Innovate - Great ideas. Successful Business. - Aria nui. Kaipakihi momoho.

Prof. George Benwell

Professor of Information Science,
Dean (Research) School of Business
UNIVERSITY OF OTAGO

Prof. George Benwell

George L. Benwell is a Professor in the Department of Information Science, and Dean of Research for the School of Business at the University of Otago, Dunedin, New Zealand. His areas of research and teaching are focused on spatial information processing and analysis and land and health related information systems. George has been involved with research in Australia, New Zealand, Peru, Chile, Canada, Fiji, England, America, Malaysia and Tonga, and has published over 250 research papers and articles. He is also coordinator of the Institute for Health GeoInformatics in New Zealand.

Speaker Notes

Using Innovative Technology and Strategic Relationships to Achieve Worldwide Success in a Niche Market

Why it is important to work together

1. Increases research revenue and national and international profile for the University.
2. Increases employment prospects for students.
3. Small to medium enterprises (SMEs) make up the vast majority of New Zealand businesses but are research constrained due to size and cashflow.
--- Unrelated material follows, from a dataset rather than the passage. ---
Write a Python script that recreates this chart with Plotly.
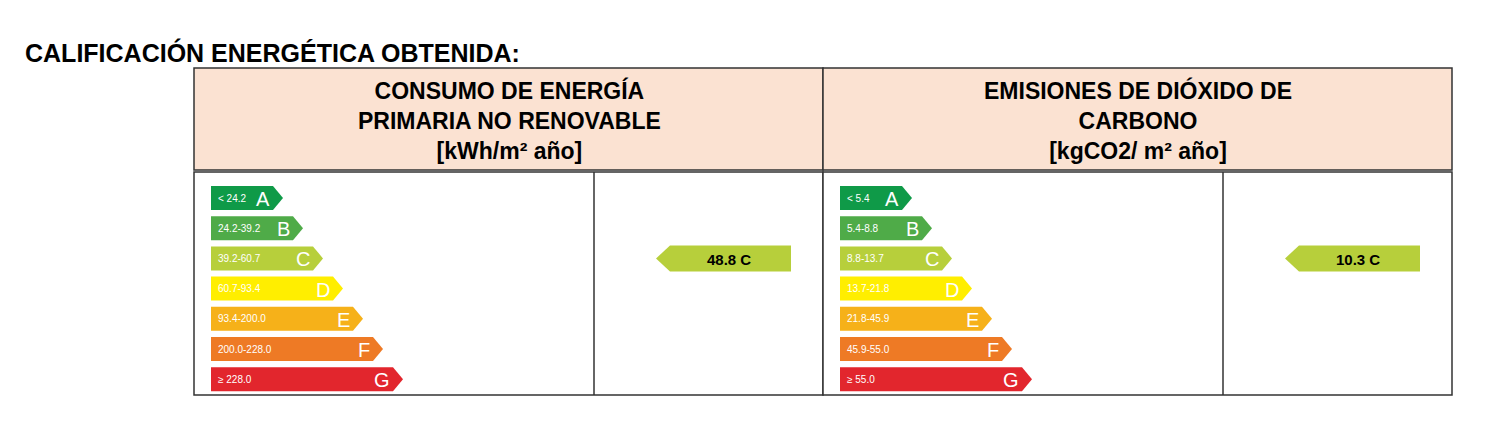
import plotly.graph_objects as go

letters = ["A", "B", "C", "D", "E", "F", "G"]
colors = ["#0f9a48", "#4fab48", "#b7cf3b", "#ffee00", "#f6b119", "#ee7a25", "#e2262d"]
energy_ranges = ["< 24.2", "24.2-39.2", "39.2-60.7", "60.7-93.4", "93.4-200.0", "200.0-228.0", "≥ 228.0"]
co2_ranges = ["< 5.4", "5.4-8.8", "8.8-13.7", "13.7-21.8", "21.8-45.9", "45.9-55.0", "≥ 55.0"]
energy_value = 48.8
co2_value = 10.3
energy_class = "C"
co2_class = "C"
titles = ["CONSUMO DE ENERGÍA<br>PRIMARIA NO RENOVABLE<br>[kWh/m² año]",
          "EMISIONES DE DIÓXIDO DE<br>CARBONO<br>[kgCO2/ m² año]"]

W, H = 1500, 425
fig = go.Figure()
shapes, ann = [], []
F = "Liberation Sans, Arial, sans-serif"

ann.append(dict(x=22, y=52, text="<b>CALIFICACIÓN ENERGÉTICA OBTENIDA:</b>", showarrow=False,
                xanchor="left", yanchor="middle", font=dict(family=F, size=25, color="black")))

panels = [(193, energy_ranges, energy_value, energy_class, titles[0]),
          (822, co2_ranges, co2_value, co2_class, titles[1])]
for x0, ranges, val, cls, title in panels:
    x1 = x0 + 629
    shapes.append(dict(type="rect", x0=x0, x1=x1, y0=68, y1=170, fillcolor="#fbe2d2", layer="below",
                       line=dict(color="#333", width=1.5)))
    shapes.append(dict(type="rect", x0=x0, x1=x1, y0=172, y1=395, fillcolor="white", layer="below",
                       line=dict(color="#333", width=1.5)))
    shapes.append(dict(type="line", x0=x0 + 400, x1=x0 + 400, y0=172, y1=395, layer="below",
                       line=dict(color="#333", width=1.5)))
    ann.append(dict(x=x0 + 315, y=120, text="<b>" + title + "</b>", showarrow=False,
                    font=dict(family=F, size=23, color="black"), align="center"))
    for i, (lab, c, r) in enumerate(zip(letters, colors, ranges)):
        yc = 198 + i * 30.2
        h = 12
        xs = x0 + 17
        xe = x0 + 89 + i * 20
        fig.add_trace(go.Scatter(x=[xs, xe - 10, xe, xe - 10, xs, xs],
                                 y=[yc - h, yc - h, yc, yc + h, yc + h, yc - h],
                                 fill="toself", fillcolor=c, line=dict(width=0), mode="lines",
                                 hoverinfo="skip", showlegend=False))
        ann.append(dict(x=xs + 5, y=yc, text=r, showarrow=False, xanchor="left",
                        font=dict(family=F, size=10, color="white")))
        ann.append(dict(x=xe - 11, y=yc + 1, text=lab, showarrow=False, xanchor="right",
                        font=dict(family=F, size=20, color="white")))
    ci = letters.index(cls)
    yc = 258.5
    xa, xb = x0 + 462, x0 + 597
    fig.add_trace(go.Scatter(x=[xa, xa + 14, xb, xb, xa + 14, xa],
                             y=[yc, yc - 13, yc - 13, yc + 13, yc + 13, yc],
                             fill="toself", fillcolor=colors[ci], line=dict(width=0), mode="lines",
                             hoverinfo="skip", showlegend=False))
    ann.append(dict(x=xa + 73, y=yc + 1, text=f"<b>{val} {cls}</b>", showarrow=False,
                    font=dict(family=F, size=15, color="black")))

fig.update_layout(width=W, height=H, margin=dict(l=0, r=0, t=0, b=0),
                  plot_bgcolor="white", paper_bgcolor="white", shapes=shapes, annotations=ann,
                  xaxis=dict(range=[7, W + 7], visible=False, fixedrange=True),
                  yaxis=dict(range=[H + 8, 8], visible=False, fixedrange=True))
fig.write_html("out.html")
Alliance overcomes these issues.
4. Improves teaching material and case study learning - "real examples".
5. Increases expert potential of IT and software applications.
6. Unlocks IP potential in universities.
7. Alliances marry innovation and ideas (universities) with production and management (business).
8. New Zealand needs to build SME IT companies to compete and the ingredients partly reside in business and universities.
9. Retains bright young graduates in the country -reduces "brain drain".

The case studies

All four case studies involve the Department of Information Science over a number of years. Status:

1. Topoclimate South

Matured from a Southland Trust funded sunset company to an international consulting company. (We assisted with technology and professional advice - also heavy involvement from the Department of Geography.) Advice by the departments of Information Science and Geography are ongoing.
2. Sound Communications
Joint-venture start up, developing IP from the Department. Very early stages and moving slowly. Ongoing.
3. e-Media Limited
Directorship and corporate advice. Established company expanding. Close association for student jobs and take-up of new research outcomes.
4. Compudigm International
Advice and encouragement to "have a go" and set up the initial company. Long standing mentor advice and Technology New Zealand projects.

The barriers faced

  • Lack of understanding that universities and businesses are different.
  • Seed capital - fast approval, high risk.
  • Low baseline starting point - not many good case studies.
  • International slowdown in IT.
  • International corporations don't want research and development done in New Zealand.
  • Difficult to get good quality research students.
  • Lack of research investment by business.
  • It is "all new" and we are still learning.
  • A company has never come and asked us to help develop an idea - lack of awareness.
Management of IP issues

1. Have we got it right at present?
2. Should there be a tax break for businesses developing IP?
3. Are our IP development strategies focussed on the short or long-term gains?
4. Are our policies and incentives a barrier?
5. We academics are not good entrepreneurs! We expect them to be, but according to Shi academics are only providers of public good IP - they produce academic capital for their own reward but rarely economic capital for wealth creation.